→ AIM OF THE EXERCISE: Each line of the material must be repeated precisely, with the pictures left out.

→ PROVIDED MATERIAL:
---+---
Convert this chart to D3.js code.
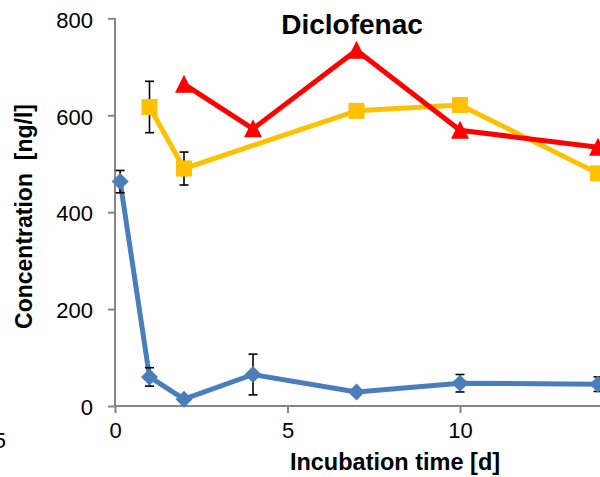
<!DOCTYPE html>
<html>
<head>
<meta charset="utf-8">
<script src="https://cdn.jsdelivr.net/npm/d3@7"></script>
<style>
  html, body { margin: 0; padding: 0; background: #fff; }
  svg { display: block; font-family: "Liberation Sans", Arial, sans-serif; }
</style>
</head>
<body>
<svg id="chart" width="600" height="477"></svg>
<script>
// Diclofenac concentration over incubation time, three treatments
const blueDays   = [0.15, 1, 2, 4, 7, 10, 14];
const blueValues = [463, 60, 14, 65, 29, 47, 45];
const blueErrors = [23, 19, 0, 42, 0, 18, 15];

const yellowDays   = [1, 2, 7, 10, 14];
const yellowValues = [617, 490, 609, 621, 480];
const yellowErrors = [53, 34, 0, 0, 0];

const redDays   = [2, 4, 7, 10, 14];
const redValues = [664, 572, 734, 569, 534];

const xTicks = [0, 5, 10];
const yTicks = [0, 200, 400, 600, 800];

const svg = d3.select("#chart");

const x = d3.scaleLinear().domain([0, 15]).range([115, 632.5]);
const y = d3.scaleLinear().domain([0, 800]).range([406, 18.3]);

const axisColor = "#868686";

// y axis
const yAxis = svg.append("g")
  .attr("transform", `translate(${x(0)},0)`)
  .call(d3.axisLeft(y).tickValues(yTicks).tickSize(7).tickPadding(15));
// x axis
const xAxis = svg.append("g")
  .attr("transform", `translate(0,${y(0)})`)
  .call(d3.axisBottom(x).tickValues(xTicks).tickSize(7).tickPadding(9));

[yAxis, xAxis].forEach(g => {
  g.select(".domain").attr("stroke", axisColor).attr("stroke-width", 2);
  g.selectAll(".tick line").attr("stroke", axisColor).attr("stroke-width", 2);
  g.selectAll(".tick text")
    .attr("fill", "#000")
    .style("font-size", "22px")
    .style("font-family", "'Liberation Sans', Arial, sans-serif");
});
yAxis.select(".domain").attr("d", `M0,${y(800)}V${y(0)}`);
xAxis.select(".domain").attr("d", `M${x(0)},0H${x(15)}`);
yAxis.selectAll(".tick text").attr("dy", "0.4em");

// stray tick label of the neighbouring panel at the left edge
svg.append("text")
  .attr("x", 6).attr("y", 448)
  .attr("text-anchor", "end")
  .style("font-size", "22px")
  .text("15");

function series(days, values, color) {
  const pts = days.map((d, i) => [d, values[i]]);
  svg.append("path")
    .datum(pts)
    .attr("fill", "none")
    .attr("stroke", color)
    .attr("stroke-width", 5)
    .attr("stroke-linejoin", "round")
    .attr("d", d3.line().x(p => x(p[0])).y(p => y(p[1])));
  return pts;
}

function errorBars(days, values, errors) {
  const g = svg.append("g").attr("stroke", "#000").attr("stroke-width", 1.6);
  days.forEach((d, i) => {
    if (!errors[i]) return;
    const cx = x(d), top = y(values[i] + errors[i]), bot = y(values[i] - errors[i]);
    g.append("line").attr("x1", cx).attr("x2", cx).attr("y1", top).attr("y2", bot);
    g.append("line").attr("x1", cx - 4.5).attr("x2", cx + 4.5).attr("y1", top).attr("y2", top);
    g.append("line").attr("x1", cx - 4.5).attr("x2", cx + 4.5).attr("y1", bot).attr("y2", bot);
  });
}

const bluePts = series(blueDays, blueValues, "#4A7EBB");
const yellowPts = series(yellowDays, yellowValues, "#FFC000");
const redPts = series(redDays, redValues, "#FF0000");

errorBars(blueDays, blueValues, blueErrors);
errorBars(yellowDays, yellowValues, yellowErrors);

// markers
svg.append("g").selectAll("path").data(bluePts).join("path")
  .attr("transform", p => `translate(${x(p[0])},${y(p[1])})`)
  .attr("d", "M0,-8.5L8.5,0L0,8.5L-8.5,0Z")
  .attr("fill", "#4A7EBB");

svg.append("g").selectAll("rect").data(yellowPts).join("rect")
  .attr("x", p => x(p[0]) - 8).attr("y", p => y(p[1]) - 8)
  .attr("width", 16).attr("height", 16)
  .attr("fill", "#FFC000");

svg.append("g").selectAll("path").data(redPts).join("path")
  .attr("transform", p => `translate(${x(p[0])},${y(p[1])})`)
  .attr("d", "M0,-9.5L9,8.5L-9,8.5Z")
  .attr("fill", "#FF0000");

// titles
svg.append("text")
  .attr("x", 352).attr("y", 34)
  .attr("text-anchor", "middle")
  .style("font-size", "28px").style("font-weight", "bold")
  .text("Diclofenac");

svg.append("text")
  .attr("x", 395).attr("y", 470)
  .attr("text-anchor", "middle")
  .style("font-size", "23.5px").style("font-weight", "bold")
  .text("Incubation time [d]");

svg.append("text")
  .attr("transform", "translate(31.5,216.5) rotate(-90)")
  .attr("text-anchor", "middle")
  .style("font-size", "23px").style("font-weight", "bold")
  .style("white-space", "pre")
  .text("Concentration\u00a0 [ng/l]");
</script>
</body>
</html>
---+---
→ EXPECTED OUTPUT:
Convert this chart to D3.js code.
<!DOCTYPE html>
<html>
<head>
<meta charset="utf-8">
<script src="https://cdn.jsdelivr.net/npm/d3@7"></script>
<style>
  html, body { margin: 0; padding: 0; background: #fff; }
  svg { display: block; font-family: "Liberation Sans", Arial, sans-serif; }
</style>
</head>
<body>
<svg id="chart" width="600" height="477"></svg>
<script>
// Diclofenac concentration over incubation time, three treatments
const blueDays   = [0.15, 1, 2, 4, 7, 10, 14];
const blueValues = [463, 60, 14, 65, 29, 47, 45];
const blueErrors = [23, 19, 0, 42, 0, 18, 15];

const yellowDays   = [1, 2, 7, 10, 14];
const yellowValues = [617, 490, 609, 621, 480];
const yellowErrors = [53, 34, 0, 0, 0];

const redDays   = [2, 4, 7, 10, 14];
const redValues = [664, 572, 734, 569, 534];

const xTicks = [0, 5, 10];
const yTicks = [0, 200, 400, 600, 800];

const svg = d3.select("#chart");

const x = d3.scaleLinear().domain([0, 15]).range([115, 632.5]);
const y = d3.scaleLinear().domain([0, 800]).range([406, 18.3]);

const axisColor = "#868686";

// y axis
const yAxis = svg.append("g")
  .attr("transform", `translate(${x(0)},0)`)
  .call(d3.axisLeft(y).tickValues(yTicks).tickSize(7).tickPadding(15));
// x axis
const xAxis = svg.append("g")
  .attr("transform", `translate(0,${y(0)})`)
  .call(d3.axisBottom(x).tickValues(xTicks).tickSize(7).tickPadding(9));

[yAxis, xAxis].forEach(g => {
  g.select(".domain").attr("stroke", axisColor).attr("stroke-width", 2);
  g.selectAll(".tick line").attr("stroke", axisColor).attr("stroke-width", 2);
  g.selectAll(".tick text")
    .attr("fill", "#000")
    .style("font-size", "22px")
    .style("font-family", "'Liberation Sans', Arial, sans-serif");
});
yAxis.select(".domain").attr("d", `M0,${y(800)}V${y(0)}`);
xAxis.select(".domain").attr("d", `M${x(0)},0H${x(15)}`);
yAxis.selectAll(".tick text").attr("dy", "0.4em");

// stray tick label of the neighbouring panel at the left edge
svg.append("text")
  .attr("x", 6).attr("y", 448)
  .attr("text-anchor", "end")
  .style("font-size", "22px")
  .text("15");

function series(days, values, color) {
  const pts = days.map((d, i) => [d, values[i]]);
  svg.append("path")
    .datum(pts)
    .attr("fill", "none")
    .attr("stroke", color)
    .attr("stroke-width", 5)
    .attr("stroke-linejoin", "round")
    .attr("d", d3.line().x(p => x(p[0])).y(p => y(p[1])));
  return pts;
}

function errorBars(days, values, errors) {
  const g = svg.append("g").attr("stroke", "#000").attr("stroke-width", 1.6);
  days.forEach((d, i) => {
    if (!errors[i]) return;
    const cx = x(d), top = y(values[i] + errors[i]), bot = y(values[i] - errors[i]);
    g.append("line").attr("x1", cx).attr("x2", cx).attr("y1", top).attr("y2", bot);
    g.append("line").attr("x1", cx - 4.5).attr("x2", cx + 4.5).attr("y1", top).attr("y2", top);
    g.append("line").attr("x1", cx - 4.5).attr("x2", cx + 4.5).attr("y1", bot).attr("y2", bot);
  });
}

const bluePts = series(blueDays, blueValues, "#4A7EBB");
const yellowPts = series(yellowDays, yellowValues, "#FFC000");
const redPts = series(redDays, redValues, "#FF0000");

errorBars(blueDays, blueValues, blueErrors);
errorBars(yellowDays, yellowValues, yellowErrors);

// markers
svg.append("g").selectAll("path").data(bluePts).join("path")
  .attr("transform", p => `translate(${x(p[0])},${y(p[1])})`)
  .attr("d", "M0,-8.5L8.5,0L0,8.5L-8.5,0Z")
  .attr("fill", "#4A7EBB");

svg.append("g").selectAll("rect").data(yellowPts).join("rect")
  .attr("x", p => x(p[0]) - 8).attr("y", p => y(p[1]) - 8)
  .attr("width", 16).attr("height", 16)
  .attr("fill", "#FFC000");

svg.append("g").selectAll("path").data(redPts).join("path")
  .attr("transform", p => `translate(${x(p[0])},${y(p[1])})`)
  .attr("d", "M0,-9.5L9,8.5L-9,8.5Z")
  .attr("fill", "#FF0000");

// titles
svg.append("text")
  .attr("x", 352).attr("y", 34)
  .attr("text-anchor", "middle")
  .style("font-size", "28px").style("font-weight", "bold")
  .text("Diclofenac");

svg.append("text")
  .attr("x", 395).attr("y", 470)
  .attr("text-anchor", "middle")
  .style("font-size", "23.5px").style("font-weight", "bold")
  .text("Incubation time [d]");

svg.append("text")
  .attr("transform", "translate(31.5,216.5) rotate(-90)")
  .attr("text-anchor", "middle")
  .style("font-size", "23px").style("font-weight", "bold")
  .style("white-space", "pre")
  .text("Concentration\u00a0 [ng/l]");
</script>
</body>
</html>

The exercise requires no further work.